Là-dessus la mise en scène jette un trouble supplémentaire, avec sa caméra mobile, urbaine et son tempo particulier qui empruntent plus à un certain cinéma d’auteur qu’à la bisserie grossière à laquelle on peut s’attendre. En fait, l’opacité narrative, le trouble et le rythme du film peuvent donner au spectateur le sentiment d’être face à un navet illogique et putassier avec des tics auteurisants qui n’ont rien à foutre là. N’étant pas dans la tête de l’auteur, nous opterons toutefois pour la lecture suivante, plus indélébile, et nous semble-t-il plus juste : voilà plutôt une espèce de surréalisme sans déroulé narratif limpide, de ce surréalisme qui confine au cauchemar, qui peut être violent et choquant, à l’image du fameux Chien Andalou (Luis Bunuel, 1929) ou d’un Only God Forgives (Nicolas Winding Refn, 2013). Lê Binh Giang ose ici le pari de livrer une œuvre brutale tout en brouillant les pistes de son intensité, peut-être une manière d’exprimer, par des chemins de traverse, une liberté critique dans un pays où règne la dictature.
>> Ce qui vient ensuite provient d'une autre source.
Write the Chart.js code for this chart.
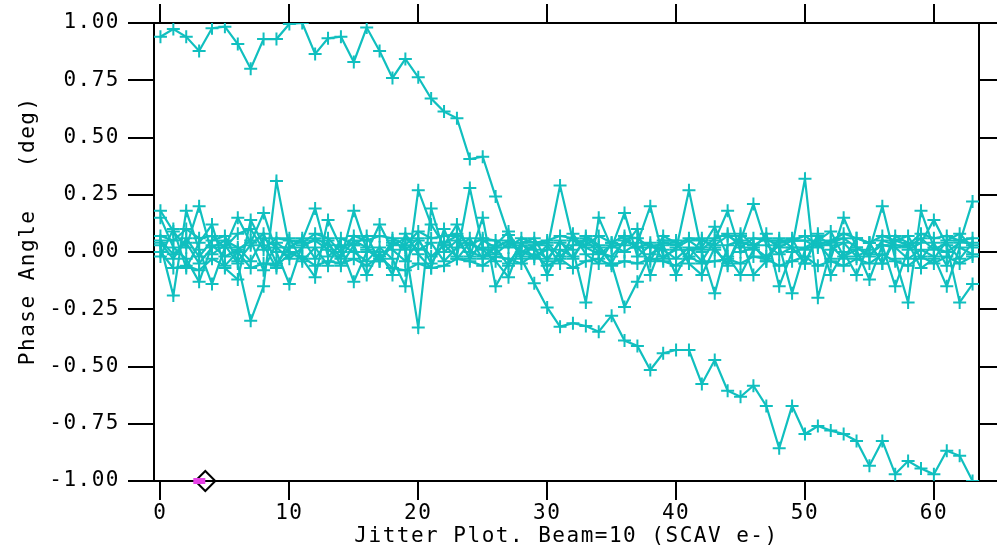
<!DOCTYPE html>
<html>
<head>
<meta charset="utf-8">
<script src="https://cdn.jsdelivr.net/npm/chart.js@4.4.1/dist/chart.umd.min.js"></script>
<style>
html,body{margin:0;padding:0;background:#fff;}
canvas{display:block;}
</style>
</head>
<body>
<canvas id="c" width="997" height="550"></canvas>
<script>
// ---- data ----
const pulses = Array.from({length: 64}, (_, i) => i);
const xTickValues = [0, 10, 20, 30, 40, 50, 60];
const yTickValues = [-1, -0.75, -0.5, -0.25, 0, 0.25, 0.5, 0.75, 1];

const drift = [0.94,0.974,0.94,0.878,0.977,0.984,0.908,0.80,0.93,0.93,
 0.996,1.0,0.865,0.933,0.94,0.83,0.98,0.878,0.76,0.843,
 0.763,0.67,0.613,0.584,0.406,0.416,0.242,0.074,-0.03,-0.137,
 -0.242,-0.326,-0.311,-0.323,-0.348,-0.278,-0.387,-0.41,-0.515,-0.442,
 -0.428,-0.428,-0.576,-0.472,-0.606,-0.632,-0.584,-0.672,-0.857,-0.672,
 -0.795,-0.76,-0.78,-0.795,-0.825,-0.933,-0.825,-0.97,-0.913,-0.945,
 -0.971,-0.868,-0.89,-1.0];

const jitter1 = [0.18,0.09,0.02,0.20,-0.01,0.03,-0.05,-0.30,-0.15,0.31,
 0.02,0.05,0.19,-0.02,0.03,0.00,-0.04,0.02,-0.03,-0.15,
 0.27,0.12,0.03,-0.02,0.28,0.02,-0.01,0.04,0.00,-0.02,
 0.01,0.29,0.05,0.02,-0.01,0.03,0.00,0.04,0.20,-0.02,
 0.01,0.27,0.00,-0.18,0.03,0.05,0.21,0.03,-0.01,0.02,
 0.32,-0.20,0.01,0.04,-0.02,0.01,0.20,-0.03,-0.22,0.18,
 0.02,0.00,0.04,0.22];
const jitter2 = [0.03,-0.19,0.18,0.01,-0.14,0.02,0.15,0.04,0.17,0.00,
 -0.14,0.03,0.05,0.01,-0.03,0.18,0.01,-0.03,0.04,0.02,
 -0.33,0.19,0.00,0.05,-0.02,0.15,-0.15,-0.05,0.03,0.01,
 -0.03,0.04,0.01,-0.22,0.15,0.02,0.17,-0.02,0.03,0.01,
 -0.03,0.02,-0.04,0.05,0.18,0.00,0.02,-0.02,0.03,-0.18,
 0.01,0.04,-0.03,0.15,0.02,-0.01,0.03,-0.15,0.01,0.04,
 0.14,0.03,-0.22,-0.14];
const jitter3 = [0.15,0.02,-0.03,-0.13,0.03,-0.02,0.01,0.05,-0.08,0.04,
 0.00,-0.03,-0.11,0.14,0.02,-0.13,0.00,0.12,0.01,-0.04,
 0.05,-0.02,0.03,0.12,0.00,-0.02,0.03,0.09,-0.02,0.03,
 -0.10,0.01,-0.02,0.06,0.02,-0.05,-0.24,-0.13,-0.01,0.03,
 -0.10,0.01,0.02,0.11,-0.02,-0.10,0.01,0.08,-0.15,0.00,
 0.02,0.05,0.09,-0.02,0.01,-0.12,0.03,0.02,-0.03,0.01,
 -0.02,-0.15,0.02,-0.01];
const jitter4 = [-0.02,0.10,-0.07,0.04,0.12,-0.07,-0.12,0.14,0.03,-0.07,
 0.06,-0.04,0.02,-0.06,0.06,0.03,-0.10,0.00,-0.10,0.08,
 -0.01,-0.07,0.10,-0.03,0.04,0.01,-0.04,-0.11,0.04,-0.03,
 0.03,-0.05,0.08,-0.01,-0.05,0.04,0.03,0.10,-0.10,0.05,
 0.05,-0.05,-0.10,0.02,-0.06,0.07,-0.10,-0.04,0.04,0.06,
 -0.05,0.08,-0.10,0.00,-0.10,0.04,-0.05,0.07,0.04,-0.07,
 -0.03,0.05,0.08,0.02];
const jitter5 = [0.05,-0.01,0.04,-0.05,0.02,0.05,0.02,-0.04,0.06,0.02,
 -0.03,0.02,0.06,0.03,-0.02,0.05,0.02,-0.04,0.03,0.06,
 0.01,0.04,-0.04,0.02,0.06,-0.03,0.02,0.05,0.00,0.03,
 0.04,-0.02,0.03,0.05,0.00,-0.02,0.05,0.02,0.04,-0.03,
 0.02,0.05,0.01,0.06,0.08,0.02,0.06,0.05,0.05,0.05,
 0.05,0.02,0.04,0.06,0.02,-0.02,0.05,0.03,0.02,0.06,
 0.01,0.04,-0.03,0.04];
const jitter6 = [0.00,-0.07,-0.06,-0.08,-0.03,-0.06,0.00,-0.07,-0.05,-0.06,
 -0.01,-0.02,-0.06,-0.04,-0.05,-0.03,-0.06,-0.02,-0.07,-0.08,
 -0.05,-0.07,-0.06,-0.03,-0.04,-0.06,-0.02,-0.03,-0.05,-0.01,
 -0.06,-0.03,-0.07,-0.04,-0.03,-0.06,-0.04,-0.05,-0.03,-0.04,
 -0.06,-0.02,-0.05,-0.04,-0.03,-0.05,-0.02,-0.03,-0.06,-0.04,
 -0.02,-0.06,-0.04,-0.06,-0.03,-0.05,-0.01,-0.04,-0.06,-0.02,
 -0.05,-0.02,-0.05,-0.02];
const jitter7 = [0.04,-0.03,0.06,-0.02,0.05,0.07,-0.04,0.03,0.08,-0.05,
 0.02,0.06,-0.03,0.05,-0.06,0.03,0.07,-0.04,0.05,0.01,
 0.06,-0.05,0.04,0.07,-0.03,0.05,0.02,-0.06,0.04,0.06,
 -0.04,0.05,-0.03,0.07,0.03,-0.05,0.06,0.02,-0.04,0.07,
 0.04,-0.03,0.06,0.01,-0.05,0.08,0.03,-0.04,0.06,0.02,
 -0.05,0.07,0.03,-0.03,0.06,0.04,-0.05,0.05,0.07,-0.03,
 0.04,-0.06,0.05,0.03];
const jitter8 = [0.07,0.05,0.10,0.06,0.07,0.02,0.08,0.10,0.01,0.06,
 0.05,0.04,0.08,0.06,0.00,0.07,0.05,0.07,0.06,0.03,
 0.09,0.06,0.07,0.08,0.03,0.06,0.05,0.02,0.06,0.04,
 0.05,0.07,0.06,0.03,0.07,0.04,0.07,0.06,0.02,0.04,
 0.03,0.06,0.05,0.03,0.07,0.04,0.03,0.06,0.02,0.05,
 0.07,0.03,0.05,0.08,0.06,0.04,0.07,0.05,0.03,0.08,
 0.06,0.07,0.05,0.06];

const markerBarX = [2.55, 3.48];
const markerBarY = [-1, -1];
const diamondX = [3.48];
const diamondY = [-1];

const xTitle = 'Jitter Plot. Beam=10 (SCAV e-)';
const yTitle = '   Phase Angle   (deg)';

// ---- chart ----
const TEAL = '#10bfbf';
const FONT = "'DejaVu Sans Mono', 'Liberation Mono', monospace";
Chart.defaults.font.family = FONT;
Chart.defaults.color = '#000';

const series = [jitter1, jitter2, jitter3, jitter4, jitter5, jitter6, jitter7, jitter8, drift];
function toPts(xs, ys) { return xs.map((x, i) => ({x: x, y: ys[i]})); }

const datasets = series.map(s => ({
  data: toPts(pulses, s),
  borderColor: TEAL,
  backgroundColor: TEAL,
  borderWidth: 2.2,
  pointStyle: 'cross',
  pointRadius: 6.5,
  pointBorderWidth: 2,
  pointBorderColor: TEAL,
  pointHoverRadius: 6.5,
  showLine: true,
  tension: 0,
  fill: false
}));
datasets.push({
  data: toPts(markerBarX, markerBarY),
  showLine: true,
  borderColor: '#e640e6',
  borderWidth: 6,
  pointRadius: 0,
  clip: false
});
datasets.push({
  data: toPts(diamondX, diamondY),
  showLine: false,
  pointStyle: 'rectRot',
  pointRadius: 10,
  pointBorderWidth: 2,
  pointBorderColor: '#000',
  pointBackgroundColor: 'rgba(0,0,0,0)',
  clip: false
});

const LS = '1.5px';
const spacing = {
  id: 'spacing',
  beforeUpdate(c) { c.ctx.letterSpacing = LS; },
  beforeLayout(c) { c.ctx.letterSpacing = LS; },
  beforeDraw(c) { c.ctx.letterSpacing = LS; }
};

const gridCommon = {
  drawOnChartArea: false,
  drawTicks: true,
  color: '#000',
  tickColor: '#000',
  tickWidth: 2,
  lineWidth: 2
};
const borderCommon = {display: true, color: '#000', width: 2};

new Chart(document.getElementById('c'), {
  type: 'scatter',
  data: {datasets: datasets},
  plugins: [spacing],
  options: {
    responsive: false,
    animation: false,
    events: [],
    layout: {padding: {top: 4, right: 0, left: 0, bottom: 0}},
    plugins: {legend: {display: false}, tooltip: {enabled: false}},
    scales: {
      x: {
        type: 'linear', position: 'bottom', min: -0.5, max: 63.5,
        afterBuildTicks: s => { s.ticks = xTickValues.map(v => ({value: v})); },
        afterFit: s => { s.height = 69; },
        grid: Object.assign({}, gridCommon, {tickLength: 19}),
        border: borderCommon,
        ticks: {font: {size: 21}, padding: 1, maxRotation: 0, autoSkip: false,
                callback: v => String(v)},
        title: {display: true, text: xTitle, font: {size: 21}, padding: {top: 0, bottom: 1}}
      },
      x2: {
        type: 'linear', position: 'top', min: -0.5, max: 63.5,
        afterBuildTicks: s => { s.ticks = xTickValues.map(v => ({value: v})); },
        afterFit: s => { s.height = 19; },
        grid: Object.assign({}, gridCommon, {tickLength: 19}),
        border: borderCommon,
        ticks: {display: false}
      },
      y: {
        type: 'linear', position: 'left', min: -1, max: 1,
        afterBuildTicks: s => { s.ticks = yTickValues.map(v => ({value: v})); },
        afterFit: s => { s.width = 154; },
        grid: Object.assign({}, gridCommon, {tickLength: 26}),
        border: borderCommon,
        ticks: {font: {size: 21}, padding: 8, autoSkip: false,
                callback: v => Number(v).toFixed(2)},
        title: {display: true, text: yTitle, font: {size: 21}, padding: {top: 16, bottom: 0}}
      },
      y2: {
        type: 'linear', position: 'right', min: -1, max: 1,
        afterBuildTicks: s => { s.ticks = yTickValues.map(v => ({value: v})); },
        afterFit: s => { s.width = 18; },
        grid: Object.assign({}, gridCommon, {tickLength: 20}),
        border: borderCommon,
        ticks: {display: false}
      }
    }
  }
});
</script>
</body>
</html>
En effet comme le suggère son titre non sans humour noir, KFC dessine le visage symbolique d’un pays qui paraît déchiré entre la mondialisation (cette scène, très éloquente, de la prière mortuaire où un sachet de frites KFC trône à côté du cierge ancestral), le désœuvrement d’une population appauvrie (l’inflation fait là-bas des ravages colossaux), et une tradition et une culture séculaires : d’où la dramaturgie éclatée et des Vietnamiens qui violent, torturent, tuent, s’entre-tuent, s’entre-dévorent. De là à y voir l’objet comme le pendant made in Hanoi des métaphores cinématographiques que sont Elephant (Alan Clarke, 1989) ou A Serbian Film (Srdjan Spasojevic, 2010), il n’y a qu’un pas que l’on franchit sans pression.